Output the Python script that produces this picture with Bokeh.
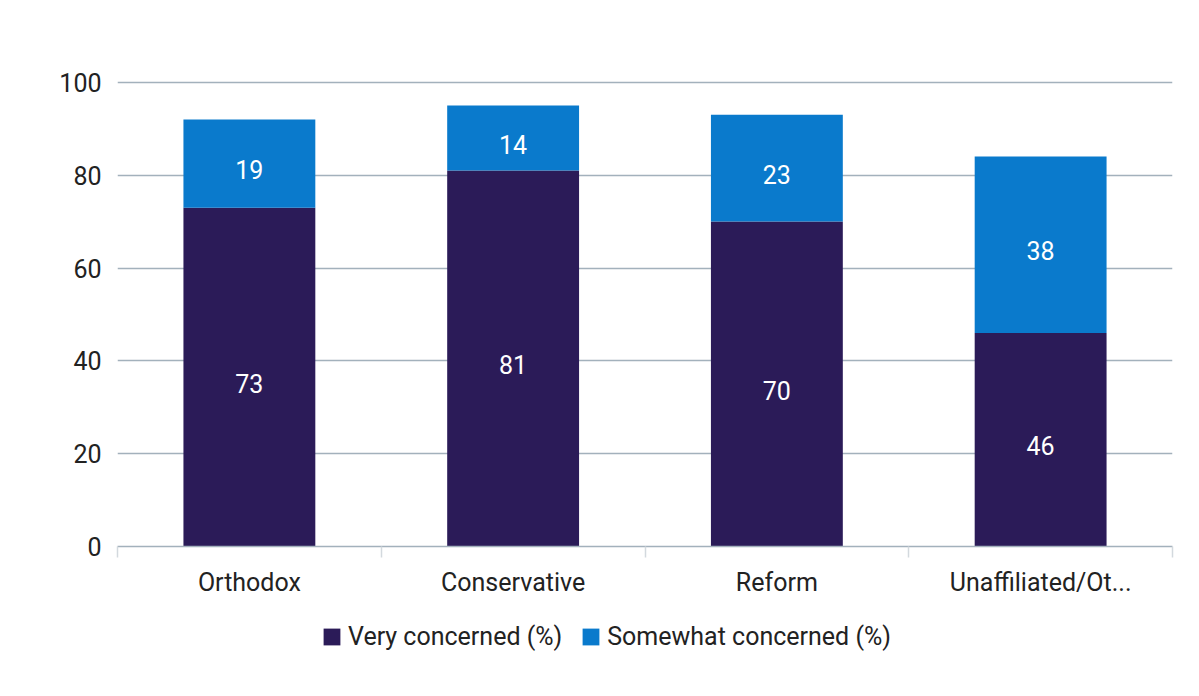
from bokeh.plotting import figure
from bokeh.layouts import column
from bokeh.core.properties import value
from bokeh.models import (ColumnDataSource, FactorRange, Range1d, LinearAxis, CategoricalAxis,
                          FixedTicker, LabelSet, Legend, LegendItem)
from bokeh.embed import file_html
from bokeh.resources import INLINE

categories = ["Orthodox", "Conservative", "Reform", "Unaffiliated/Ot..."]
very_concerned = [73, 81, 70, 46]
somewhat_concerned = [19, 14, 23, 38]
series_names = ["Very concerned (%)", "Somewhat concerned (%)"]
y_ticks = [0, 20, 40, 60, 80, 100]

colors = ["#2b1b58", "#0a7acc"]
grid_color = "#a3b1bc"
text_color = "#222222"
FONT = "Roboto"
FS = "25px"

source = ColumnDataSource(dict(
    cat=categories,
    very=very_concerned,
    somewhat=somewhat_concerned,
    mid_v=[v / 2 for v in very_concerned],
    mid_s=[v + s / 2 for v, s in zip(very_concerned, somewhat_concerned)],
    txt_v=[str(v) for v in very_concerned],
    txt_s=[str(s) for s in somewhat_concerned],
))

# ---------------- main chart ----------------
p = figure(x_range=FactorRange(*categories, range_padding=0), y_range=Range1d(0, 100.4),
           width=1199, height=612, output_backend="svg", toolbar_location=None,
           x_axis_location=None, y_axis_location="left",
           min_border_left=117, min_border_right=27, min_border_top=80, min_border_bottom=66)
p.outline_line_color = None
p.background_fill_color = "white"
p.border_fill_color = "white"

renderers = p.vbar_stack(["very", "somewhat"], x="cat", width=0.5, source=source,
                         color=colors, line_color=None)

p.xgrid.visible = False
p.ygrid.ticker = FixedTicker(ticks=y_ticks)
p.ygrid.grid_line_color = grid_color
p.ygrid.grid_line_width = 1.5

ya = p.yaxis[0]
ya.ticker = FixedTicker(ticks=y_ticks)
ya.axis_line_color = None
ya.major_tick_line_color = None
ya.minor_tick_line_color = None
ya.major_label_standoff = 10
ya.major_label_text_font = FONT
ya.major_label_text_font_size = FS
ya.major_label_text_color = text_color
ya.major_label_text_baseline = "alphabetic"

# ticks at category edges (synthetic coordinates of the factor range)
edge_axis = LinearAxis(ticker=FixedTicker(ticks=list(range(len(categories) + 1))))
edge_axis.axis_line_color = grid_color
edge_axis.axis_line_width = 1.5
edge_axis.major_tick_line_color = "#d3d9de"
edge_axis.major_tick_line_width = 1.5
edge_axis.major_tick_out = 11
edge_axis.major_tick_in = 0
edge_axis.minor_tick_line_color = None
edge_axis.major_label_text_font_size = "0px"
edge_axis.major_label_text_color = None
edge_axis.major_label_standoff = 0
p.add_layout(edge_axis, "below")

cat_axis = CategoricalAxis()
cat_axis.axis_line_color = None
cat_axis.major_tick_line_color = None
cat_axis.minor_tick_line_color = None
cat_axis.major_label_standoff = 4
cat_axis.major_label_text_font = FONT
cat_axis.major_label_text_font_size = FS
cat_axis.major_label_text_color = text_color
p.add_layout(cat_axis, "below")

for ycol, tcol in (("mid_v", "txt_v"), ("mid_s", "txt_s")):
    p.add_layout(LabelSet(x="cat", y=ycol, text=tcol, source=source,
                          text_align="center", text_baseline="middle", y_offset=-6,
                          text_color="white", text_font=value(FONT), text_font_size=FS))

# ---------------- legend strip ----------------
lp = figure(x_range=FactorRange(*categories), y_range=Range1d(1000, 1001),
            width=1199, height=84, output_backend="svg", toolbar_location=None,
            x_axis_location=None, y_axis_location=None,
            min_border_left=0, min_border_right=0, min_border_top=0, min_border_bottom=0)
lp.outline_line_color = None
lp.xgrid.visible = False
lp.ygrid.visible = False
lp.border_fill_color = "white"
leg_renderers = lp.vbar_stack(["very", "somewhat"], x="cat", width=0.5, source=source,
                              color=colors, line_color=None)

legend = Legend(items=[LegendItem(label=n, renderers=[r]) for n, r in zip(series_names, leg_renderers)],
                orientation="horizontal", location=(204, 45))
legend.border_line_color = None
legend.background_fill_alpha = 0
legend.label_text_font = FONT
legend.label_text_font_size = FS
legend.label_text_color = text_color
legend.glyph_width = 21
legend.glyph_height = 21
legend.label_standoff = 6
legend.spacing = 18
legend.margin = 0
legend.padding = 0
lp.add_layout(legend, "center")

layout = column(p, lp, spacing=0)
open("out.html", "w").write(file_html(layout, INLINE))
+ + + + + + +
> **GIVEN EXERCISE**: Reproduce every line exactly and omit all pictures.

> **SOLUTION FOR THIS PROBLEM**:
Output the Python script that produces this picture with Bokeh.
from bokeh.plotting import figure
from bokeh.layouts import column
from bokeh.core.properties import value
from bokeh.models import (ColumnDataSource, FactorRange, Range1d, LinearAxis, CategoricalAxis,
                          FixedTicker, LabelSet, Legend, LegendItem)
from bokeh.embed import file_html
from bokeh.resources import INLINE

categories = ["Orthodox", "Conservative", "Reform", "Unaffiliated/Ot..."]
very_concerned = [73, 81, 70, 46]
somewhat_concerned = [19, 14, 23, 38]
series_names = ["Very concerned (%)", "Somewhat concerned (%)"]
y_ticks = [0, 20, 40, 60, 80, 100]

colors = ["#2b1b58", "#0a7acc"]
grid_color = "#a3b1bc"
text_color = "#222222"
FONT = "Roboto"
FS = "25px"

source = ColumnDataSource(dict(
    cat=categories,
    very=very_concerned,
    somewhat=somewhat_concerned,
    mid_v=[v / 2 for v in very_concerned],
    mid_s=[v + s / 2 for v, s in zip(very_concerned, somewhat_concerned)],
    txt_v=[str(v) for v in very_concerned],
    txt_s=[str(s) for s in somewhat_concerned],
))

# ---------------- main chart ----------------
p = figure(x_range=FactorRange(*categories, range_padding=0), y_range=Range1d(0, 100.4),
           width=1199, height=612, output_backend="svg", toolbar_location=None,
           x_axis_location=None, y_axis_location="left",
           min_border_left=117, min_border_right=27, min_border_top=80, min_border_bottom=66)
p.outline_line_color = None
p.background_fill_color = "white"
p.border_fill_color = "white"

renderers = p.vbar_stack(["very", "somewhat"], x="cat", width=0.5, source=source,
                         color=colors, line_color=None)

p.xgrid.visible = False
p.ygrid.ticker = FixedTicker(ticks=y_ticks)
p.ygrid.grid_line_color = grid_color
p.ygrid.grid_line_width = 1.5

ya = p.yaxis[0]
ya.ticker = FixedTicker(ticks=y_ticks)
ya.axis_line_color = None
ya.major_tick_line_color = None
ya.minor_tick_line_color = None
ya.major_label_standoff = 10
ya.major_label_text_font = FONT
ya.major_label_text_font_size = FS
ya.major_label_text_color = text_color
ya.major_label_text_baseline = "alphabetic"

# ticks at category edges (synthetic coordinates of the factor range)
edge_axis = LinearAxis(ticker=FixedTicker(ticks=list(range(len(categories) + 1))))
edge_axis.axis_line_color = grid_color
edge_axis.axis_line_width = 1.5
edge_axis.major_tick_line_color = "#d3d9de"
edge_axis.major_tick_line_width = 1.5
edge_axis.major_tick_out = 11
edge_axis.major_tick_in = 0
edge_axis.minor_tick_line_color = None
edge_axis.major_label_text_font_size = "0px"
edge_axis.major_label_text_color = None
edge_axis.major_label_standoff = 0
p.add_layout(edge_axis, "below")

cat_axis = CategoricalAxis()
cat_axis.axis_line_color = None
cat_axis.major_tick_line_color = None
cat_axis.minor_tick_line_color = None
cat_axis.major_label_standoff = 4
cat_axis.major_label_text_font = FONT
cat_axis.major_label_text_font_size = FS
cat_axis.major_label_text_color = text_color
p.add_layout(cat_axis, "below")

for ycol, tcol in (("mid_v", "txt_v"), ("mid_s", "txt_s")):
    p.add_layout(LabelSet(x="cat", y=ycol, text=tcol, source=source,
                          text_align="center", text_baseline="middle", y_offset=-6,
                          text_color="white", text_font=value(FONT), text_font_size=FS))

# ---------------- legend strip ----------------
lp = figure(x_range=FactorRange(*categories), y_range=Range1d(1000, 1001),
            width=1199, height=84, output_backend="svg", toolbar_location=None,
            x_axis_location=None, y_axis_location=None,
            min_border_left=0, min_border_right=0, min_border_top=0, min_border_bottom=0)
lp.outline_line_color = None
lp.xgrid.visible = False
lp.ygrid.visible = False
lp.border_fill_color = "white"
leg_renderers = lp.vbar_stack(["very", "somewhat"], x="cat", width=0.5, source=source,
                              color=colors, line_color=None)

legend = Legend(items=[LegendItem(label=n, renderers=[r]) for n, r in zip(series_names, leg_renderers)],
                orientation="horizontal", location=(204, 45))
legend.border_line_color = None
legend.background_fill_alpha = 0
legend.label_text_font = FONT
legend.label_text_font_size = FS
legend.label_text_color = text_color
legend.glyph_width = 21
legend.glyph_height = 21
legend.label_standoff = 6
legend.spacing = 18
legend.margin = 0
legend.padding = 0
lp.add_layout(legend, "center")

layout = column(p, lp, spacing=0)
open("out.html", "w").write(file_html(layout, INLINE))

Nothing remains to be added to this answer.